## Available data:
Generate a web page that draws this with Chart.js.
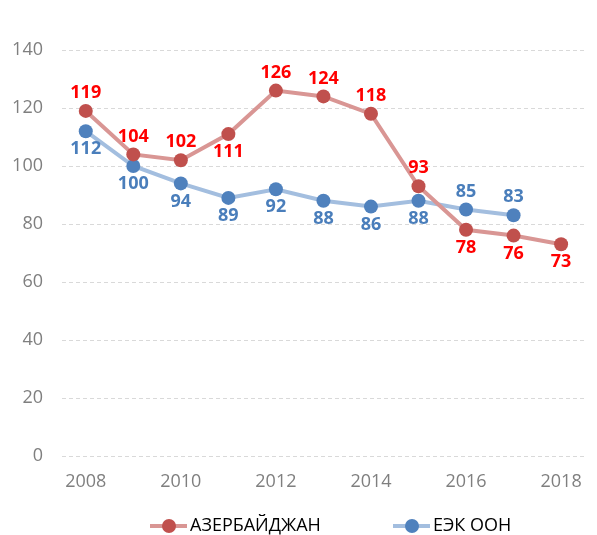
<!DOCTYPE html>
<html>
<head>
<meta charset="utf-8">
<script src="https://cdn.jsdelivr.net/npm/chart.js@4/dist/chart.umd.min.js"></script>
<style>
  html, body { margin: 0; padding: 0; background: #fff; }
  #wrap { width: 597px; height: 535px; }
</style>
</head>
<body>
<div id="wrap"><canvas id="lineChart"></canvas></div>
<script>
const years = ["2008", "2009", "2010", "2011", "2012", "2013", "2014", "2015", "2016", "2017", "2018"];
const azerbaijan = [119, 104, 102, 111, 126, 124, 118, 93, 78, 76, 73];
const unece = [112, 100, 94, 89, 92, 88, 86, 88, 85, 83, null];
// where each value label sits relative to its point
const azLabelPos = ["up", "up", "up", "down", "up", "up", "up", "up", "down", "down", "down"];
const uneceLabelPos = ["down", "down", "down", "down", "down", "down", "down", "down", "up", "up", null];
const yTicks = [0, 20, 40, 60, 80, 100, 120, 140];

const labelPositions = [azLabelPos, uneceLabelPos];
const labelColors = ["#FF0000", "#4A7EBB"];

const valueLabels = {
    id: "valueLabels",
    afterDatasetsDraw(chart) {
        const ctx = chart.ctx;
        ctx.save();
        ctx.font = "bold 18px 'Open Sans'";
        ctx.textAlign = "center";
        ctx.textBaseline = "middle";
        chart.data.datasets.forEach((ds, i) => {
            const meta = chart.getDatasetMeta(i);
            meta.data.forEach((pt, j) => {
                const v = ds.data[j];
                if (v === null) return;
                const dy = labelPositions[i][j] === "up" ? -18 : 18;
                ctx.fillStyle = labelColors[i];
                ctx.fillText(String(v), pt.x, pt.y + dy);
            });
        });
        ctx.restore();
    }
};

// legend: short line with a dot, then the name
const lineLegend = {
    id: "lineLegend",
    afterDraw(chart) {
        const ctx = chart.ctx;
        const items = [
            { x: 150, ds: chart.data.datasets[0] },
            { x: 393, ds: chart.data.datasets[1] },
        ];
        const y = 526;
        ctx.save();
        items.forEach(item => {
            ctx.strokeStyle = item.ds.borderColor;
            ctx.lineWidth = 4;
            ctx.beginPath();
            ctx.moveTo(item.x, y);
            ctx.lineTo(item.x + 37, y);
            ctx.stroke();
            ctx.fillStyle = item.ds.pointBackgroundColor;
            ctx.beginPath();
            ctx.arc(item.x + 19, y, 7, 0, Math.PI * 2);
            ctx.fill();
            ctx.fillStyle = "#000";
            ctx.font = "18px 'Open Sans'";
            ctx.textAlign = "left";
            ctx.textBaseline = "middle";
            ctx.fillText(item.ds.label, item.x + 40, y);
        });
        ctx.restore();
    }
};

const ctx = document.getElementById("lineChart").getContext("2d");

const chart = new Chart(ctx, {
    type: "line",
    data: {
        labels: years,
        datasets: [
            {
                label: "АЗЕРБАЙДЖАН",
                data: azerbaijan,
                borderColor: "#D99694",
                borderWidth: 4,
                pointBackgroundColor: "#C0504D",
                pointBorderColor: "#C0504D",
                pointRadius: 7,
                pointBorderWidth: 0,
                tension: 0,
            },
            {
                label: "ЕЭК ООН",
                data: unece,
                borderColor: "#A3BEDF",
                borderWidth: 4,
                pointBackgroundColor: "#4F81BD",
                pointBorderColor: "#4F81BD",
                pointRadius: 7,
                pointBorderWidth: 0,
                tension: 0,
            },
        ],
    },
    options: {
        responsive: true,
        maintainAspectRatio: false,
        animation: false,
        layout: { padding: { top: 50, right: 0, bottom: 29, left: 0 } },
        plugins: {
            legend: { display: false },
            tooltip: { enabled: false },
        },
        scales: {
            x: {
                offset: true,
                grid: { display: false, drawTicks: false },
                border: { display: false },
                ticks: {
                    autoSkip: false,
                    maxRotation: 0,
                    padding: 15,
                    color: "#7F7F7F",
                    font: { family: "'Open Sans'", size: 18 },
                    callback: (val, idx) => (idx % 2 === 0 ? years[idx] : ""),
                },
                afterFit: (scale) => { scale.height = 50; },
            },
            y: {
                min: 0,
                max: 140,
                afterBuildTicks: (scale) => { scale.ticks = yTicks.map(v => ({ value: v })); },
                grid: { color: "#D9D9D9", lineWidth: 1, drawTicks: false },
                border: { display: false, dash: [4, 3] },
                ticks: {
                    padding: 19,
                    color: "#7F7F7F",
                    font: { family: "'Open Sans'", size: 18 },
                },
                afterFit: (scale) => { scale.width = 62; },
            },
        },
    },
    plugins: [valueLabels, lineLegend],
});
</script>
</body>
</html>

## What you will do:
Leave out the pictures and retype every line above exactly.

## Answer for the task:
Generate a web page that draws this with Chart.js.
<!DOCTYPE html>
<html>
<head>
<meta charset="utf-8">
<script src="https://cdn.jsdelivr.net/npm/chart.js@4/dist/chart.umd.min.js"></script>
<style>
  html, body { margin: 0; padding: 0; background: #fff; }
  #wrap { width: 597px; height: 535px; }
</style>
</head>
<body>
<div id="wrap"><canvas id="lineChart"></canvas></div>
<script>
const years = ["2008", "2009", "2010", "2011", "2012", "2013", "2014", "2015", "2016", "2017", "2018"];
const azerbaijan = [119, 104, 102, 111, 126, 124, 118, 93, 78, 76, 73];
const unece = [112, 100, 94, 89, 92, 88, 86, 88, 85, 83, null];
// where each value label sits relative to its point
const azLabelPos = ["up", "up", "up", "down", "up", "up", "up", "up", "down", "down", "down"];
const uneceLabelPos = ["down", "down", "down", "down", "down", "down", "down", "down", "up", "up", null];
const yTicks = [0, 20, 40, 60, 80, 100, 120, 140];

const labelPositions = [azLabelPos, uneceLabelPos];
const labelColors = ["#FF0000", "#4A7EBB"];

const valueLabels = {
    id: "valueLabels",
    afterDatasetsDraw(chart) {
        const ctx = chart.ctx;
        ctx.save();
        ctx.font = "bold 18px 'Open Sans'";
        ctx.textAlign = "center";
        ctx.textBaseline = "middle";
        chart.data.datasets.forEach((ds, i) => {
            const meta = chart.getDatasetMeta(i);
            meta.data.forEach((pt, j) => {
                const v = ds.data[j];
                if (v === null) return;
                const dy = labelPositions[i][j] === "up" ? -18 : 18;
                ctx.fillStyle = labelColors[i];
                ctx.fillText(String(v), pt.x, pt.y + dy);
            });
        });
        ctx.restore();
    }
};

// legend: short line with a dot, then the name
const lineLegend = {
    id: "lineLegend",
    afterDraw(chart) {
        const ctx = chart.ctx;
        const items = [
            { x: 150, ds: chart.data.datasets[0] },
            { x: 393, ds: chart.data.datasets[1] },
        ];
        const y = 526;
        ctx.save();
        items.forEach(item => {
            ctx.strokeStyle = item.ds.borderColor;
            ctx.lineWidth = 4;
            ctx.beginPath();
            ctx.moveTo(item.x, y);
            ctx.lineTo(item.x + 37, y);
            ctx.stroke();
            ctx.fillStyle = item.ds.pointBackgroundColor;
            ctx.beginPath();
            ctx.arc(item.x + 19, y, 7, 0, Math.PI * 2);
            ctx.fill();
            ctx.fillStyle = "#000";
            ctx.font = "18px 'Open Sans'";
            ctx.textAlign = "left";
            ctx.textBaseline = "middle";
            ctx.fillText(item.ds.label, item.x + 40, y);
        });
        ctx.restore();
    }
};

const ctx = document.getElementById("lineChart").getContext("2d");

const chart = new Chart(ctx, {
    type: "line",
    data: {
        labels: years,
        datasets: [
            {
                label: "АЗЕРБАЙДЖАН",
                data: azerbaijan,
                borderColor: "#D99694",
                borderWidth: 4,
                pointBackgroundColor: "#C0504D",
                pointBorderColor: "#C0504D",
                pointRadius: 7,
                pointBorderWidth: 0,
                tension: 0,
            },
            {
                label: "ЕЭК ООН",
                data: unece,
                borderColor: "#A3BEDF",
                borderWidth: 4,
                pointBackgroundColor: "#4F81BD",
                pointBorderColor: "#4F81BD",
                pointRadius: 7,
                pointBorderWidth: 0,
                tension: 0,
            },
        ],
    },
    options: {
        responsive: true,
        maintainAspectRatio: false,
        animation: false,
        layout: { padding: { top: 50, right: 0, bottom: 29, left: 0 } },
        plugins: {
            legend: { display: false },
            tooltip: { enabled: false },
        },
        scales: {
            x: {
                offset: true,
                grid: { display: false, drawTicks: false },
                border: { display: false },
                ticks: {
                    autoSkip: false,
                    maxRotation: 0,
                    padding: 15,
                    color: "#7F7F7F",
                    font: { family: "'Open Sans'", size: 18 },
                    callback: (val, idx) => (idx % 2 === 0 ? years[idx] : ""),
                },
                afterFit: (scale) => { scale.height = 50; },
            },
            y: {
                min: 0,
                max: 140,
                afterBuildTicks: (scale) => { scale.ticks = yTicks.map(v => ({ value: v })); },
                grid: { color: "#D9D9D9", lineWidth: 1, drawTicks: false },
                border: { display: false, dash: [4, 3] },
                ticks: {
                    padding: 19,
                    color: "#7F7F7F",
                    font: { family: "'Open Sans'", size: 18 },
                },
                afterFit: (scale) => { scale.width = 62; },
            },
        },
    },
    plugins: [valueLabels, lineLegend],
});
</script>
</body>
</html>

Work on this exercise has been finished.